Now we have Spark and Shark and Spark Streaming, not to mention MLib (machine learning) and GraphX where Spark replaces MapReduce and Shark (which is built on top of Spark) replaces (but is compatible with) Hive. The other three capabilities, also built on top of Spark, are new.

Spark is currently in version 0.9 so it’s not ready for prime time yet and the other sets of capabilities are, necessarily, further in the future. Nevertheless, Spark, which is an Apache project, is claimed to run in-memory processing up to 100 times faster than MapReduce and 10 times faster for disk-based processing. It also requires programming (Java, Scala or Python) but it doesn’t use a two-phase (or three-phase if you count shuffling) process.

I am ambivalent about all of this. On the one hand I like to see better performance and improved technology. So, from that perspective, I am very pleased with Spark. But on the other hand it worries me when new innovations come around this quickly and this regularly. And these are not just minor changes but big ones.

The problem, of course, is that Hadoop was not truly enterprise-ready when everybody jumped onto its bandwagon. Those who didn’t jump onto it then would do well to wait until Spark is available and get second mover advantage.
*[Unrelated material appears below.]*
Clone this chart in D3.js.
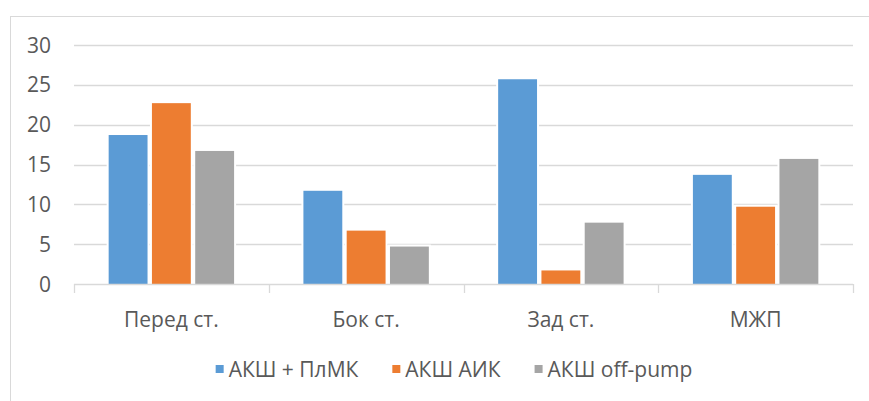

But the real question is this: if Spark represents a second generation of Hadoop how soon is it going to be before we get a third generation? And with the rate of change in the Hadoop community is there any reason to doubt that there will be a third generation? In which case should companies wait to get third mover advantage?

The big problem with Hadoop is that it’s not mature and, worse, nobody knows when it will be.